Insomma, per essere chiari, le due stagioni sono antitetiche, non si confrontano e non si scontrano. Sono essenzialmente e diametralmente opposte.

Il che genera, a mio vedere, uno squilibrio psicologico.

E’ questo il nocciolo della questione che vorrei portare all’attenzione.

Il ponzese che vive stabilmente sull’isola si trova immerso in un universo relazionale esaltante, sgargiante, ricco. In estate.

Gli incontri sono significativi  ( si ospita l’Onorevole, il primario del Gemelli ecc. ); la sua vita (che lui giudica misera) gli viene lodata, resa oggetto di ammirazione. I riti culturali (a cui lui dedica un’attenzione epidermica) gli vengono lodati come ricchi di significati storici e antropologici; la stessa piazzetta (Corso Pisacane) appare un terrazzo dove sfilano celebrità; quella stessa piazzetta è il rifugio della desolazione in inverno.

Potrei attardarmi a tratteggiare le abissali differenze ma non sono queste che importano sebbene le implicazioni psicologiche che generano nel ponzese, soggetto ad una stimolazione sociale debordante (in estate)  e poi ad una avvilente  solitudine  (in inverno).

La scuola è chiusa in una camera stagna perché impegnata a difendere la sua sopravvivenza, e non propulsiva di iniziative. La chiesa, alla stessa maniera, gioca a difendere il suo prestigio e non a diventare lievito sociale. I Circoli culturali privati (sono tantissimi) sono attenti ad infilarsi nella giusta corrente per partecipare a sovvenzionamenti statali.

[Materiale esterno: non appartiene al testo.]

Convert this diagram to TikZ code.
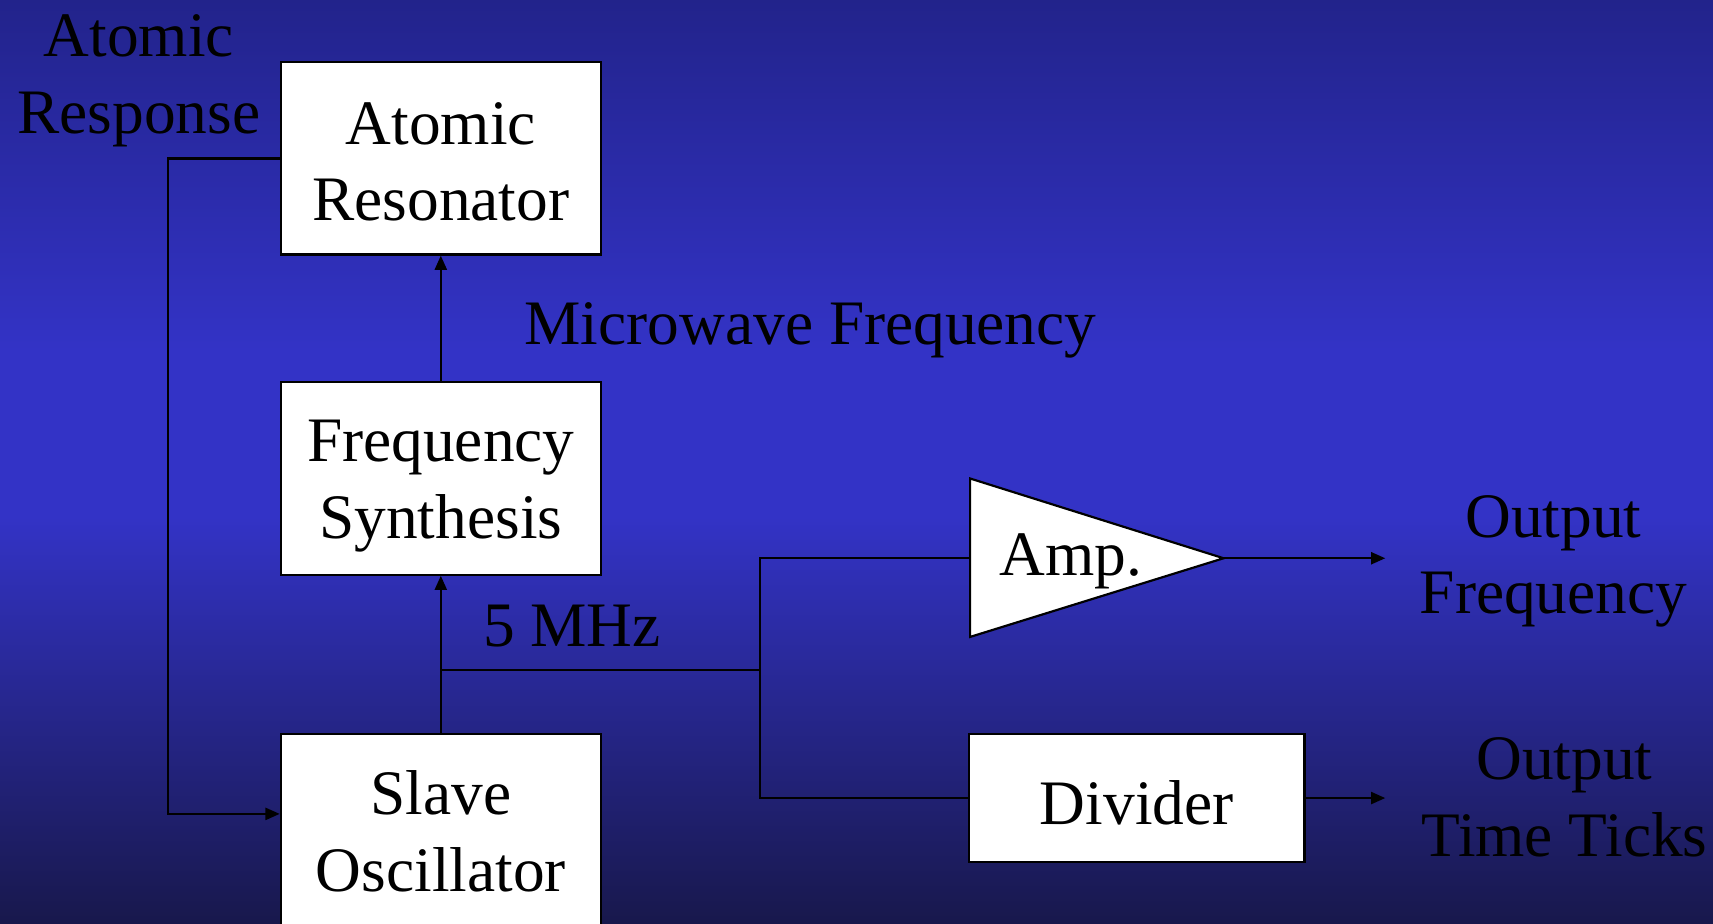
\documentclass[tikz,border=0pt]{standalone}
\usepackage{fontspec}
\setmainfont{Liberation Serif}
\usetikzlibrary{arrows.meta}
\definecolor{bgtop}{HTML}{22238B}
\definecolor{bgmid}{HTML}{3333C6}
\definecolor{bgbot}{HTML}{18184C}
% the path bounding box maps onto 25bp..75bp of the shading
\pgfdeclareverticalshading{bgshade}{100bp}{color(0bp)=(bgbot); color(25bp)=(bgbot); color(47bp)=(bgmid); color(56bp)=(bgmid); color(75bp)=(bgtop); color(100bp)=(bgtop)}
\tikzset{
  txt/.style={font=\fontsize{58}{70}\selectfont, inner sep=0pt, align=center, text=black},
  blockbox/.style={draw=black, fill=white, line width=2pt, minimum width=293pt, minimum height=176pt, inner sep=0pt},
  wire/.style={draw=black, line width=2pt},
  arr/.style={wire, -{Triangle[length=13pt,width=11pt]}}
}
\begin{document}
\begin{tikzpicture}[x=1pt,y=-1pt]
\useasboundingbox (0,0) rectangle (1568,845);
\clip (0,0) rectangle (1568,845);
\fill[shading=bgshade] (0,0) rectangle (1568,845);

% blocks
\node[blockbox] (ar) at (403.5,145) {};
\node[txt] (artxt) at (403.5,148) {Atomic\\Resonator};
\node[blockbox] (fs) at (403.5,438) {};
\node[txt] (fstxt) at (403.5,445) {Frequency\\Synthesis};
\node[blockbox, minimum height=180pt] (so) at (403.5,762) {};
\node[txt] (sotxt) at (403.5,761) {Slave\\Oscillator};
\node[blockbox, minimum width=307pt, minimum height=117pt] (div) at (1040.5,730.5) {};
\node[txt, anchor=base] (divtxt) at (1040.5,755) {Divider};

% amplifier
\coordinate (ampin) at (888,511);
\coordinate (ampout) at (1120,511);
\draw[line width=2pt, fill=white] (888,438) -- (ampout) -- (888,583) -- cycle;
\node[txt, anchor=base west] (amptxt) at (915,527) {Amp.};

% labels
\node[txt] (resp) at (127,74) {Atomic\\Response};
\node[txt, anchor=base west] (mw) at (480,315) {Microwave Frequency};
\node[txt, anchor=base west] (mhz) at (442,592) {5 MHz};
\node[txt] (ofr) at (1422,514) {Output\\Frequency};
\node[txt] (otk) at (1432,730) {Output\\Time Ticks};

% connectors
\coordinate (fb) at (154,745);
\coordinate (br) at (403.5,613);
\coordinate (jn) at (696,613);
\coordinate (oend) at (1268,511);

\draw[arr] (fs.north) -- (ar.south);
\draw[arr] (so.north) -- (fs.south);
\draw[arr] (ar.west) -| (fb) -- (fb -| so.west);
\draw[wire] (br) -- (jn);
\draw[wire] (ampin) -- (ampin -| jn) -- (div.west -| jn) -- (div.west);
\draw[arr] (ampout) -- (oend);
\draw[arr] (div.east) -- (div.east -| oend);
\end{tikzpicture}
\end{document}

Chi offre alla comunità stimoli per allargare gli interessi, per approfondirli ? Chi fa opera di sollecitazione culturale ? Risposta: nessuno. A nessuno importa ciò che non si traduce, o non si potrebbe tradurre, in guadagno economico!

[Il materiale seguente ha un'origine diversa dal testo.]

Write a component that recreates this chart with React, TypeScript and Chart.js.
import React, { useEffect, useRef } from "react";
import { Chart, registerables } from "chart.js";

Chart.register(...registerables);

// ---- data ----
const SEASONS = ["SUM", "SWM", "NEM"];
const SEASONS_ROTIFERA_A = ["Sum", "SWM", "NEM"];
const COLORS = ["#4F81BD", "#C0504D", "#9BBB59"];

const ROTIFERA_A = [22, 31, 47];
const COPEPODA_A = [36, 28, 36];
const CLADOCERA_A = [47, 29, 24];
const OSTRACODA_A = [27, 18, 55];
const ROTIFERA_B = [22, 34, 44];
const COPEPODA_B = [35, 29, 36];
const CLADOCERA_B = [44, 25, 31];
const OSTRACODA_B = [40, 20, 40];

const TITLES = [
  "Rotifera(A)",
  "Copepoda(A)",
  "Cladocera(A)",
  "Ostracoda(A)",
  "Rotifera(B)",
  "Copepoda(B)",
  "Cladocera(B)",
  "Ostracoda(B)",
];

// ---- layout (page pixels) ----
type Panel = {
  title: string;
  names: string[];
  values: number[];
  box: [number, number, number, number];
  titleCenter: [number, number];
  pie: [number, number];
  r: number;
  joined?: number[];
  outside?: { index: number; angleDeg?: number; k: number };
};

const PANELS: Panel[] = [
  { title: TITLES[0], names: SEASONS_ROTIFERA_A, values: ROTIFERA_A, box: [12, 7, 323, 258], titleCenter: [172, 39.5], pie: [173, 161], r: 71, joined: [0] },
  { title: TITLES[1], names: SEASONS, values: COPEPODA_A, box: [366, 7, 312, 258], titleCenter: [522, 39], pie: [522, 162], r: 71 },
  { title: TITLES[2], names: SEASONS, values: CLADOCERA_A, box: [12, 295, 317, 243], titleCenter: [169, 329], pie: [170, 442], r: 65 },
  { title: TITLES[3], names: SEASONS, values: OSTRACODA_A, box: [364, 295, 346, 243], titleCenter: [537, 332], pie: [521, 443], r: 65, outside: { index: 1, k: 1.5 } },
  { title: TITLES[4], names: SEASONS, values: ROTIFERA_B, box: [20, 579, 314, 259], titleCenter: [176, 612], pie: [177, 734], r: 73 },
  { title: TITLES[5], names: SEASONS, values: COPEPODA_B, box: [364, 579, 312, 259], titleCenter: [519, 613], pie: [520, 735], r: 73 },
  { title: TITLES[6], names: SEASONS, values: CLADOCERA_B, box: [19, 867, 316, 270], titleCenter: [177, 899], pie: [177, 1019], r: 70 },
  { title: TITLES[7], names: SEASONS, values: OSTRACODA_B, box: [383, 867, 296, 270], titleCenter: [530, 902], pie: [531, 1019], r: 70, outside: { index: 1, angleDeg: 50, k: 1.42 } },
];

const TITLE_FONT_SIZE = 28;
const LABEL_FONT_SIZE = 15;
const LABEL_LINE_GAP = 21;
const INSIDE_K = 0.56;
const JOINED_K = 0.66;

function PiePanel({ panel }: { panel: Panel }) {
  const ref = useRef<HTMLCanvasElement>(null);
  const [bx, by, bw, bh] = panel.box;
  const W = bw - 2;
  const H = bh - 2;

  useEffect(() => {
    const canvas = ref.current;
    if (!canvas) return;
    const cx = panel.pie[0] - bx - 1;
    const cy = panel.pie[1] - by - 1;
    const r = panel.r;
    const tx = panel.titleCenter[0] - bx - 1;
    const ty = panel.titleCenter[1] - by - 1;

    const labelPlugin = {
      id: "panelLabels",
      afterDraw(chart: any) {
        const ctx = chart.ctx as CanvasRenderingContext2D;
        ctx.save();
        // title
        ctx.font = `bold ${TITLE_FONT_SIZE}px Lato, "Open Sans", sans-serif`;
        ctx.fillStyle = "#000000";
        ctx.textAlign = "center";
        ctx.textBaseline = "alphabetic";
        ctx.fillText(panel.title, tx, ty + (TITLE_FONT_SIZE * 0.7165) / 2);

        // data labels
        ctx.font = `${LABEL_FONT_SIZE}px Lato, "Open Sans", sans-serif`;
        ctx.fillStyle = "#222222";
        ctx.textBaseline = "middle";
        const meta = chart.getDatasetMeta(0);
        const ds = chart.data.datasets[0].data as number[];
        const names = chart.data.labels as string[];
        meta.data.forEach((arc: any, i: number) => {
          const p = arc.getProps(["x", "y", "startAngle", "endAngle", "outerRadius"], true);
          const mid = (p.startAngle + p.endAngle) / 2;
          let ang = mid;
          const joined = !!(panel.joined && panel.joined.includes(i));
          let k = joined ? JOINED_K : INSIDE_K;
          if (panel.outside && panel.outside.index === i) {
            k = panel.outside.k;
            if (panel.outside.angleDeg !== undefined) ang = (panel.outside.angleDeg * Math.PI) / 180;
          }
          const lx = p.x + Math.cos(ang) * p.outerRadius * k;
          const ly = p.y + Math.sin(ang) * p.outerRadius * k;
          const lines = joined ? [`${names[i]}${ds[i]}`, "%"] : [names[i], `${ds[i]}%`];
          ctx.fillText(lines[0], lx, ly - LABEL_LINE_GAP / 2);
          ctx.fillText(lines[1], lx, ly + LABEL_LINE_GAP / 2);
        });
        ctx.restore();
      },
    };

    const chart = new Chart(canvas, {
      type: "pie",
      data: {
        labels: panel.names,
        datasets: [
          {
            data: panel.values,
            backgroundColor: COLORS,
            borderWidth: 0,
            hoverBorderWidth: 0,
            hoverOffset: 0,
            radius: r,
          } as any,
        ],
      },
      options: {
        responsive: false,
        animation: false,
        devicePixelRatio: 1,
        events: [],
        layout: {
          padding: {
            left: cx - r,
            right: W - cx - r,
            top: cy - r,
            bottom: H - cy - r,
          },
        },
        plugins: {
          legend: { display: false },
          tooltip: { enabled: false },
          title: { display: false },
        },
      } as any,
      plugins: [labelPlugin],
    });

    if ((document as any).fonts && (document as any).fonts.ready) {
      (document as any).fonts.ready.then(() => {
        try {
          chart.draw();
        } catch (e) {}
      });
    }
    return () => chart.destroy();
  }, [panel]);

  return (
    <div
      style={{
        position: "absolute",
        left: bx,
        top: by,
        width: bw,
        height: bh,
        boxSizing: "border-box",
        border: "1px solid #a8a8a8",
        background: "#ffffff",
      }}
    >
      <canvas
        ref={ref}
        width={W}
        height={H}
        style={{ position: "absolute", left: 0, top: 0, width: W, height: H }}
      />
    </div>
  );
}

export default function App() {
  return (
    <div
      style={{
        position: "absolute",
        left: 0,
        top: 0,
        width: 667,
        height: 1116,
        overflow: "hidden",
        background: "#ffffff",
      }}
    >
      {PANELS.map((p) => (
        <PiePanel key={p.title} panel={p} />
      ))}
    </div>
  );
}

“ A priezza “ fa eccezione ed è l’unica. Ma, pur smanicandosi con generosità, non trova i supporti istituzionali sufficienti. Perché non c’ è attenzione, da parte delle Istituzioni, ai fermenti culturali, che pure un qualche segno di vita lo danno.

Con il risultato che l’isolano inaridisce e con lui tutto ciò di cui è portatore culturale sano.

La conclusioni ? Fra quelle possibili io preferisco sottolineare che c’è un vasto campo in cui operare qualificandosi, solo che si dia importanza all’aspetto culturale  della vita comunitaria.

Ad un deciso Assessore al Bilancio occorre fiancheggiare un ostinato Assessore alla Cultura. Che individui gli operatori attivi e li incanali in un binario di fattività  (non di chiacchiere).